Goal → The line containing "const y = d3.scaleLinear().domain([-0.367,13.17]).range([B,T]);" marks the end: extract everything from the first line of the data through that line, exactly, with no pictures.

Data lines →
-.-.-

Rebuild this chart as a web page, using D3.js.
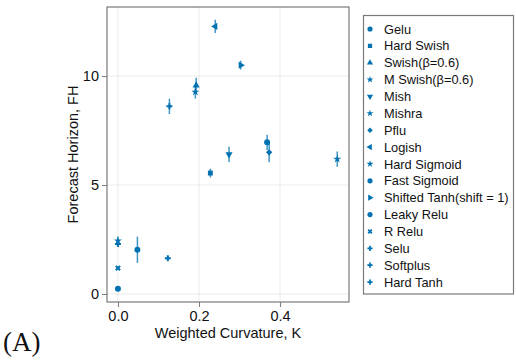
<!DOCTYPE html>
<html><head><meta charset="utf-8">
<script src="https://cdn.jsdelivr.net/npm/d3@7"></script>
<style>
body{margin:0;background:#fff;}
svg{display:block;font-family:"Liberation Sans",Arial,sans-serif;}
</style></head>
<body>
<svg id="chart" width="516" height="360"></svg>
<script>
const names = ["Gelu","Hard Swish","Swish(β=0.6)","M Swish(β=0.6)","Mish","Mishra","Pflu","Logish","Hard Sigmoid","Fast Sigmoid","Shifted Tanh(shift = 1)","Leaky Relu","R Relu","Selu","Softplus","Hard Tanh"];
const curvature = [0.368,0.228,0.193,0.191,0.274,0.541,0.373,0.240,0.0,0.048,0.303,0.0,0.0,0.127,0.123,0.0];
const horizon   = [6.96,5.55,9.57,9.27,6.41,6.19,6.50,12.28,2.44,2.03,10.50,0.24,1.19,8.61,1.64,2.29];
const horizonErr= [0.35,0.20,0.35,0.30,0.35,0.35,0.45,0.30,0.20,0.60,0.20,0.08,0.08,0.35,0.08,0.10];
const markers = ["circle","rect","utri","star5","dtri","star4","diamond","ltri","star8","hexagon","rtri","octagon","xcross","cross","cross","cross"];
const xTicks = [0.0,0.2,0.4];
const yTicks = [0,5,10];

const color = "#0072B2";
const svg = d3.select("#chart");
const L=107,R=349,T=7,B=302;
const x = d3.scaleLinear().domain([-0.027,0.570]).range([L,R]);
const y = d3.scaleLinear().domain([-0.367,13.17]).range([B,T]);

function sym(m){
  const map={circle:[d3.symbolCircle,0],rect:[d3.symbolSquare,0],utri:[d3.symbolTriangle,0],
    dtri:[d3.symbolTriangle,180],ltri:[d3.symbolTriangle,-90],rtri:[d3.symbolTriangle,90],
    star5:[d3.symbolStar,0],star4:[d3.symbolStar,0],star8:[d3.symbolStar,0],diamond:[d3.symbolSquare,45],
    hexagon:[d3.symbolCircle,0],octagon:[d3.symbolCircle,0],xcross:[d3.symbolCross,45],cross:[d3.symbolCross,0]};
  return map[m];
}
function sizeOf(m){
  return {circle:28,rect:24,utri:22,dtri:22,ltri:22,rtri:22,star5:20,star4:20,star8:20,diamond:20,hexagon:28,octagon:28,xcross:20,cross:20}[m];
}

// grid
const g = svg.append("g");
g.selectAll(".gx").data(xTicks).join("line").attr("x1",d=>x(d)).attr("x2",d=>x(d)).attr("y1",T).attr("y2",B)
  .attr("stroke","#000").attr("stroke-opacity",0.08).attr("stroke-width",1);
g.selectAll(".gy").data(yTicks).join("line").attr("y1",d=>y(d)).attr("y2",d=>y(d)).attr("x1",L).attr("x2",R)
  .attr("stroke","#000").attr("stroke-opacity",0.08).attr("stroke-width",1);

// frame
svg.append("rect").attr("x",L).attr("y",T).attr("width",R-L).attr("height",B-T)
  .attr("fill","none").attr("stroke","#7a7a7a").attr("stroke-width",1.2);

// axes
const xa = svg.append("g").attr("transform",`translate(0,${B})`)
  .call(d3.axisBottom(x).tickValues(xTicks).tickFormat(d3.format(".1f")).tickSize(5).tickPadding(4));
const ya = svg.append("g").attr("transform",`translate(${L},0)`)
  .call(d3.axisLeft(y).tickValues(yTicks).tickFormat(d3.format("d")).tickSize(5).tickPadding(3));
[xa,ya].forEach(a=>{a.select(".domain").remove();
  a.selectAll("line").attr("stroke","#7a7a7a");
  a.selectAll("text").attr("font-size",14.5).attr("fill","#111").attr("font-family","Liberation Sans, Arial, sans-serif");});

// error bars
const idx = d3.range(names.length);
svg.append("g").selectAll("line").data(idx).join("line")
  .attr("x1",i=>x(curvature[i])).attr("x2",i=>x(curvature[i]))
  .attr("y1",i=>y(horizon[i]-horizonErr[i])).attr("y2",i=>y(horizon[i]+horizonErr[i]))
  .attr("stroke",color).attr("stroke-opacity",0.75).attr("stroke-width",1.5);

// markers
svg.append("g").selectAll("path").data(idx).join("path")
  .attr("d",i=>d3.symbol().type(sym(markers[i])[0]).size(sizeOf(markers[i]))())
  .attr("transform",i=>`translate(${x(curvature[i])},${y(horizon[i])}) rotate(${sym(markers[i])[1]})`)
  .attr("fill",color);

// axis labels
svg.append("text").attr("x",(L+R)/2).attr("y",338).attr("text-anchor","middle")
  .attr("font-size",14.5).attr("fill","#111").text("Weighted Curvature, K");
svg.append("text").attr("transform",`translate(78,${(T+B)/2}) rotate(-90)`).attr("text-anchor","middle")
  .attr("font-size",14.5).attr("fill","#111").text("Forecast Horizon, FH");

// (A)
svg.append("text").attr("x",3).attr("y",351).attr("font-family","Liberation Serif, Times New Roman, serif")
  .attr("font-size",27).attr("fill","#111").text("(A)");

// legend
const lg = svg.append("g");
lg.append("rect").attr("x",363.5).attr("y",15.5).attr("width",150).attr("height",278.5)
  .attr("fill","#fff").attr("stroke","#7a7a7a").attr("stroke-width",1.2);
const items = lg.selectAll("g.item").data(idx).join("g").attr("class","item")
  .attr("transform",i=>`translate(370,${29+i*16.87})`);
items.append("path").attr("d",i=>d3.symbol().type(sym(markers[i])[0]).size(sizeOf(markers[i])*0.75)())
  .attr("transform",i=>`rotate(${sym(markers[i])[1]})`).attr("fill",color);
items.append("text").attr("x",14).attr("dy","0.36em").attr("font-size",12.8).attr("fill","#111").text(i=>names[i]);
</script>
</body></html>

-.-.-

Result of the exercise →
Rebuild this chart as a web page, using D3.js.
<!DOCTYPE html>
<html><head><meta charset="utf-8">
<script src="https://cdn.jsdelivr.net/npm/d3@7"></script>
<style>
body{margin:0;background:#fff;}
svg{display:block;font-family:"Liberation Sans",Arial,sans-serif;}
</style></head>
<body>
<svg id="chart" width="516" height="360"></svg>
<script>
const names = ["Gelu","Hard Swish","Swish(β=0.6)","M Swish(β=0.6)","Mish","Mishra","Pflu","Logish","Hard Sigmoid","Fast Sigmoid","Shifted Tanh(shift = 1)","Leaky Relu","R Relu","Selu","Softplus","Hard Tanh"];
const curvature = [0.368,0.228,0.193,0.191,0.274,0.541,0.373,0.240,0.0,0.048,0.303,0.0,0.0,0.127,0.123,0.0];
const horizon   = [6.96,5.55,9.57,9.27,6.41,6.19,6.50,12.28,2.44,2.03,10.50,0.24,1.19,8.61,1.64,2.29];
const horizonErr= [0.35,0.20,0.35,0.30,0.35,0.35,0.45,0.30,0.20,0.60,0.20,0.08,0.08,0.35,0.08,0.10];
const markers = ["circle","rect","utri","star5","dtri","star4","diamond","ltri","star8","hexagon","rtri","octagon","xcross","cross","cross","cross"];
const xTicks = [0.0,0.2,0.4];
const yTicks = [0,5,10];

const color = "#0072B2";
const svg = d3.select("#chart");
const L=107,R=349,T=7,B=302;
const x = d3.scaleLinear().domain([-0.027,0.570]).range([L,R]);
const y = d3.scaleLinear().domain([-0.367,13.17]).range([B,T]);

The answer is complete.